How would extending the repayment period and cutting the interest rate affect federal taxpayers versus local users?Expand

Extending the repayment period and lowering the interest rate would reduce annual and total debt costs for the local water providers and their customers (lowering monthly water bills and making the 35% local share easier to afford). Because the federal government would recover its construction outlays more slowly and with less interest, more of the project’s real cost would effectively be shifted onto federal taxpayers—one reason the Trump White House argued the bill would force “Federal taxpayers to bear even more of the massive costs,” while local sponsors explicitly sought these changes to “keep the cost of the AVC as low as possible for AVC participants” and to let Fryingpan‑Arkansas Project revenues cover much of the local share.

What did the Omnibus Public Land Management Act of 2009 change about the AVC's funding and repayment obligations?Expand

The Omnibus Public Land Management Act of 2009 (P.L. 111‑11) fundamentally changed AVC financing. It amended the original 1962 Fryingpan‑Arkansas Project authorization so that: (1) the federal government would pay 65% of AVC construction costs and local beneficiaries 35%, instead of expecting 100% repayment from locals; (2) Congress could appropriate annual federal funds “as necessary” to build the AVC; (3) the local 35% share would be repaid over a period of not more than 50 years; and (4) “miscellaneous revenues” generated by the broader Fryingpan‑Arkansas Project could be credited toward that 35% local repayment obligation.
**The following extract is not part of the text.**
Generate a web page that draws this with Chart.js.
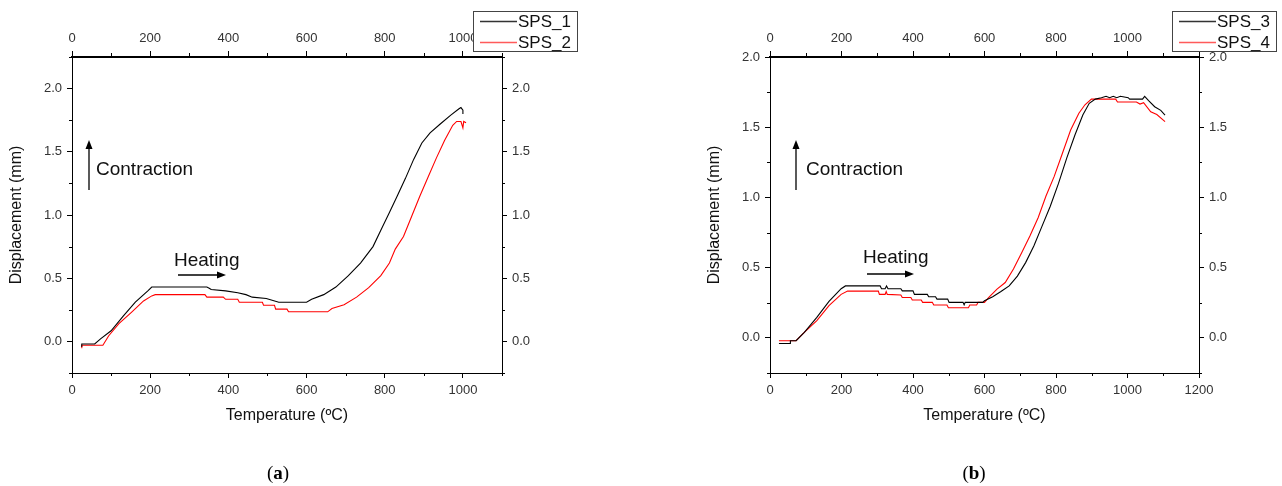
<!DOCTYPE html>
<html>
<head>
<meta charset="utf-8">
<script src="https://cdn.jsdelivr.net/npm/chart.js@4"></script>
<style>
body { margin: 0; background: #fff; }
#wrap { position: relative; width: 1282px; height: 486px; }
canvas { position: absolute; top: 0; }
</style>
</head>
<body>
<div id="wrap">
  <canvas id="chartA" width="641" height="486" style="left:0"></canvas>
  <canvas id="chartB" width="641" height="486" style="left:641px"></canvas>
</div>
<script>
// ---- panel (a) ----
const tempSPS1 = [24, 25, 58, 73, 100, 131, 162, 194, 204, 215, 345, 351, 356, 393, 424, 445, 461, 497, 529, 600, 613, 644, 675, 707, 738, 770, 790, 812, 832, 853, 874, 895, 916, 942, 969, 990, 995, 1000, 1000];
const dispSPS1 = [-0.04, -0.02, -0.02, 0.02, 0.084, 0.2, 0.31, 0.40, 0.43, 0.43, 0.43, 0.42, 0.41, 0.40, 0.385, 0.37, 0.35, 0.34, 0.31, 0.31, 0.333, 0.37, 0.43, 0.52, 0.62, 0.75, 0.88, 1.02, 1.15, 1.29, 1.44, 1.57, 1.65, 1.72, 1.79, 1.84, 1.85, 1.83, 1.80];

const tempSPS2 = [24, 25, 79, 94, 120, 152, 183, 204, 213, 340, 345, 387, 393, 424, 428, 487, 490, 518, 521, 550, 554, 654, 665, 696, 728, 759, 790, 812, 827, 848, 869, 890, 911, 932, 953, 974, 984, 995, 1000, 1002, 1008];
const dispSPS2 = [-0.05, -0.03, -0.03, 0.045, 0.14, 0.23, 0.32, 0.36, 0.37, 0.37, 0.35, 0.35, 0.333, 0.333, 0.31, 0.31, 0.286, 0.286, 0.255, 0.255, 0.234, 0.234, 0.26, 0.29, 0.35, 0.425, 0.52, 0.62, 0.73, 0.83, 0.99, 1.15, 1.30, 1.45, 1.59, 1.71, 1.74, 1.74, 1.69, 1.74, 1.73];

// ---- panel (b) ----
const tempSPS3 = [25, 56, 57, 73, 96, 131, 165, 199, 211, 308, 312, 322, 326, 330, 366, 370, 400, 404, 440, 444, 463, 467, 497, 501, 540, 543, 546, 595, 600, 623, 646, 669, 692, 715, 738, 761, 784, 807, 830, 853, 875, 893, 910, 927, 940, 950, 960, 970, 980, 1002, 1006, 1042, 1048, 1059, 1076, 1093, 1105];
const dispSPS3 = [-0.04, -0.04, -0.02, -0.02, 0.04, 0.146, 0.26, 0.35, 0.37, 0.37, 0.35, 0.35, 0.37, 0.35, 0.35, 0.335, 0.335, 0.31, 0.31, 0.293, 0.293, 0.276, 0.276, 0.253, 0.253, 0.235, 0.253, 0.253, 0.264, 0.293, 0.33, 0.37, 0.44, 0.536, 0.654, 0.796, 0.937, 1.10, 1.28, 1.445, 1.587, 1.67, 1.70, 1.71, 1.72, 1.71, 1.72, 1.71, 1.72, 1.71, 1.70, 1.70, 1.72, 1.69, 1.646, 1.62, 1.587];

const tempSPS4 = [25, 73, 96, 131, 165, 199, 217, 303, 306, 322, 325, 328, 366, 370, 394, 398, 423, 427, 454, 458, 495, 499, 555, 559, 578, 582, 600, 612, 635, 658, 681, 704, 727, 750, 772, 795, 818, 841, 864, 881, 899, 967, 972, 1025, 1035, 1045, 1065, 1082, 1105];
const dispSPS4 = [-0.02, -0.02, 0.04, 0.123, 0.23, 0.31, 0.333, 0.333, 0.31, 0.31, 0.33, 0.31, 0.305, 0.288, 0.288, 0.27, 0.27, 0.253, 0.253, 0.234, 0.234, 0.215, 0.215, 0.234, 0.234, 0.253, 0.253, 0.288, 0.347, 0.394, 0.49, 0.607, 0.725, 0.855, 1.01, 1.15, 1.315, 1.48, 1.60, 1.66, 1.70, 1.70, 1.68, 1.68, 1.665, 1.675, 1.61, 1.59, 1.54];

// tick values
const xTicksA = [0, 200, 400, 600, 800, 1000];
const xTicksB = [0, 200, 400, 600, 800, 1000, 1200];
const yTicksA = [0, 0.5, 1.0, 1.5, 2.0];
const yTicksB = [0, 0.5, 1.0, 1.5, 2.0];

const FONT = "'Liberation Sans', Arial, sans-serif";

function pts(xs, ys) {
  return xs.map((x, i) => ({ x: x, y: ys[i] }));
}

function minorOf(ticks, step, min, max) {
  const out = [];
  for (let v = ticks[0] - step / 2; v <= max + 1e-9; v += step) {
    if (v >= min - 1e-9) out.push(v);
  }
  return out;
}

function line(ctx, x1, y1, x2, y2) {
  ctx.beginPath(); ctx.moveTo(x1, y1); ctx.lineTo(x2, y2); ctx.stroke();
}

function arrow(ctx, x1, y1, x2, y2) {
  const a = Math.atan2(y2 - y1, x2 - x1);
  const len = 9, w = 3.5;
  const bx = x2 - len * Math.cos(a), by = y2 - len * Math.sin(a);
  ctx.lineWidth = 1.3;
  line(ctx, x1, y1, bx, by);
  ctx.beginPath();
  ctx.moveTo(x2, y2);
  ctx.lineTo(bx + w * Math.sin(a), by - w * Math.cos(a));
  ctx.lineTo(bx - w * Math.sin(a), by + w * Math.cos(a));
  ctx.closePath();
  ctx.fill();
}

const decor = {
  id: 'decor',
  afterDraw(chart, args, o) {
    const ctx = chart.ctx;
    const ca = chart.chartArea;
    const s = chart.scales;
    ctx.save();
    ctx.strokeStyle = '#000';
    ctx.fillStyle = '#000';
    ctx.lineWidth = 1;

    // minor ticks
    const xMin = minorOf(o.xTicks, o.xStep, s.x.min, s.x.max);
    xMin.forEach(v => {
      const px = Math.round(s.x.getPixelForValue(v)) + 0.5;
      line(ctx, px, ca.bottom, px, ca.bottom + 3);
      line(ctx, px, ca.top, px, ca.top - 4);
    });
    const yMin = minorOf(o.yTicks, o.yStep, s.y.min, s.y.max);
    yMin.forEach(v => {
      const py = Math.round(s.y.getPixelForValue(v)) + 0.5;
      line(ctx, ca.left, py, ca.left - 3, py);
      line(ctx, ca.right, py, ca.right + 3, py);
    });

    // annotations
    arrow(ctx, o.up.x, o.up.y1, o.up.x, o.up.y2);
    arrow(ctx, o.right.x1, o.right.y, o.right.x2, o.right.y);
    ctx.font = '19px ' + FONT;
    ctx.fillStyle = '#111';
    ctx.textBaseline = 'middle';
    ctx.textAlign = 'left';
    ctx.fillText('Contraction', o.contraction.x, o.contraction.y);
    ctx.fillText('Heating', o.heating.x, o.heating.y);

    // panel label
    const serif = "'Liberation Serif', 'DejaVu Serif', serif";
    ctx.fillStyle = '#000';
    ctx.font = '19px ' + serif;
    const wp = ctx.measureText('(').width;
    ctx.font = 'bold 19px ' + serif;
    const wl = ctx.measureText(o.panel).width;
    let x0 = o.panelX - (2 * wp + wl) / 2;
    ctx.font = '19px ' + serif;
    ctx.fillText('(', x0, o.panelY);
    ctx.font = 'bold 19px ' + serif;
    ctx.fillText(o.panel, x0 + wp, o.panelY);
    ctx.font = '19px ' + serif;
    ctx.fillText(')', x0 + wp + wl, o.panelY);

    // legend box
    const L = o.legend;
    ctx.fillStyle = '#fff';
    ctx.fillRect(L.x, L.y, L.w, L.h);
    ctx.strokeStyle = '#444';
    ctx.lineWidth = 1;
    ctx.strokeRect(L.x + 0.5, L.y + 0.5, L.w, L.h);
    ctx.font = '17px ' + FONT;
    chart.data.datasets.forEach((ds, i) => {
      const ry = L.y + 10.5 + i * 21;
      ctx.strokeStyle = ds.legendColor;
      ctx.lineWidth = 1.3;
      line(ctx, L.x + 7, ry, L.x + 44, ry);
      ctx.fillStyle = '#111';
      ctx.fillText(ds.label, L.x + 45, ry + 1);
    });
    ctx.restore();
  }
};

function makeChart(id, c) {
  const tickFont = { family: FONT, size: 13 };
  const xAxis = (pos) => ({
    type: 'linear',
    position: pos,
    min: c.xMin, max: c.xMax,
    afterBuildTicks: sc => { sc.ticks = c.xTicks.map(v => ({ value: v })); },
    afterFit: sc => { sc.height = pos === 'bottom' ? c.bottomH : c.topH; },
    ticks: { font: tickFont, color: '#333', padding: 5, maxRotation: 0, autoSkip: false, callback: v => String(v) },
    grid: { drawOnChartArea: false, tickLength: pos === 'top' ? 6 : 5, tickColor: '#000', tickWidth: 1 },
    border: { color: '#000', width: pos === 'top' ? 2 : 1 },
    title: pos === 'bottom'
      ? { display: true, text: 'Temperature (ºC)', color: '#111', font: { family: FONT, size: 16 }, padding: { top: 0, bottom: 61 } }
      : { display: false }
  });
  const yAxis = (pos) => ({
    type: 'linear',
    position: pos,
    min: c.yMin, max: c.yMax,
    afterBuildTicks: sc => { sc.ticks = c.yTicks.map(v => ({ value: v })); },
    afterFit: sc => { sc.width = pos === 'left' ? c.leftW : c.rightW; },
    ticks: { font: tickFont, color: '#333', padding: 5, callback: v => v.toFixed(1) },
    grid: { drawOnChartArea: false, tickLength: 5, tickColor: '#000', tickWidth: 1 },
    border: { color: '#000', width: 1 },
    title: pos === 'left'
      ? { display: true, text: 'Displacement (mm)', color: '#111', font: { family: FONT, size: 16 }, padding: { top: c.yTitlePad, bottom: 0 } }
      : { display: false }
  });

  return new Chart(document.getElementById(id), {
    type: 'line',
    data: {
      datasets: c.series.map(s => ({
        label: s.label,
        data: pts(s.t, s.d),
        borderColor: s.color,
        legendColor: s.legend,
        borderWidth: 1.1,
        pointRadius: 0,
        tension: 0,
        fill: false
      }))
    },
    options: {
      responsive: false,
      animation: false,
      layout: { padding: 0 },
      plugins: {
        legend: { display: false },
        tooltip: { enabled: false },
        decor: c.decor
      },
      scales: {
        x: xAxis('bottom'),
        x2: xAxis('top'),
        y: yAxis('left'),
        y2: yAxis('right')
      }
    },
    plugins: [decor]
  });
}

makeChart('chartA', {
  xMin: 0, xMax: 1100, yMin: -0.25, yMax: 2.25,
  xTicks: xTicksA, yTicks: yTicksA,
  leftW: 72, rightW: 139, topH: 57, bottomH: 113, yTitlePad: 7,
  series: [
    { label: 'SPS_1', t: tempSPS1, d: dispSPS1, color: '#000', legend: '#333' },
    { label: 'SPS_2', t: tempSPS2, d: dispSPS2, color: '#ff0000', legend: '#ff5a5a' }
  ],
  decor: {
    xTicks: xTicksA, xStep: 200, yTicks: yTicksA, yStep: 0.5,
    up: { x: 89, y1: 190, y2: 140 },
    right: { x1: 178, x2: 226, y: 275 },
    contraction: { x: 96, y: 170 },
    heating: { x: 174, y: 261 },
    panel: 'a', panelX: 278, panelY: 474,
    legend: { x: 473, y: 11, w: 104, h: 40 }
  }
});

makeChart('chartB', {
  xMin: 0, xMax: 1200, yMin: -0.25, yMax: 2.0,
  xTicks: xTicksB, yTicks: yTicksB,
  leftW: 129, rightW: 83, topH: 57, bottomH: 113, yTitlePad: 64,
  series: [
    { label: 'SPS_3', t: tempSPS3, d: dispSPS3, color: '#000', legend: '#333' },
    { label: 'SPS_4', t: tempSPS4, d: dispSPS4, color: '#ff0000', legend: '#ff5a5a' }
  ],
  decor: {
    xTicks: xTicksB, xStep: 200, yTicks: yTicksB, yStep: 0.5,
    up: { x: 155, y1: 190, y2: 140 },
    right: { x1: 226, x2: 273, y: 274 },
    contraction: { x: 165, y: 170 },
    heating: { x: 222, y: 258 },
    panel: 'b', panelX: 333, panelY: 474,
    legend: { x: 531, y: 11, w: 104, h: 40 }
  }
});
</script>
</body>
</html>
What is the current construction and funding status or timeline for the AVC after the State of Colorado's $100 million authorization?Expand

After Colorado authorized $90 million in state loans and $10 million in grants for the AVC in 2020, the combination of state support and new federal funding moved the project from planning into full construction. Key points as of late 2025:

  • The state’s $100 million package is being provided through the Colorado Water Conservation Board to help local participants finance their share of the project.
  • The Bureau of Reclamation has since awarded multiple construction contracts: a three‑party Pueblo conveyance contract (2022), Boone Reach 1 and Boone Reach 2 trunk‑line segments (2022–2023), and several 2024–2025 contracts for treatment facilities, injection/backflow sites, and design and easement acquisition.
  • Federal funding has accelerated via the Infrastructure Investment and Jobs Act (Bipartisan Infrastructure Law), with AVC allocations of $60 million (2022), $100 million (2023), $90 million (2024), and $250 million (2025), on top of earlier regular appropriations.
  • Updated estimates put total AVC costs around $1.4 billion (2023 dollars); stakeholders were told the trunk line to Lamar was previously targeted for completion around 2035, but the exact schedule depends on future appropriations and is currently being re‑evaluated given cost increases and new funding. Overall, trunk‑line construction near Pueblo is underway and major portions of the project are funded, but full build‑out to all participating communities is expected to take at least into the mid‑2030s.
What are the "miscellaneous revenues from the Fryingpan-Arkansas Project" and how are they applied to the AVC cost share?Expand

In this context, “miscellaneous revenues from the Fryingpan‑Arkansas Project” are the fees and other income that the larger Fry‑Ark system earns from selling or leasing use of its facilities—especially payments from excess‑capacity and exchange contracts that let outside water users store or move water through Fry‑Ark reservoirs, pipelines, and other infrastructure. Under the 2009 law (P.L. 111‑11), these miscellaneous revenues are credited toward the AVC participants’ 35% construction cost share: they can be applied to AVC construction and repayment, reducing how much local water providers must repay directly. Local sponsors’ stated goal is to use these revenues, potentially over an extended period, to pay off the entire trunk‑line portion of the AVC so that participants mainly repay only their own spurs and delivery lines.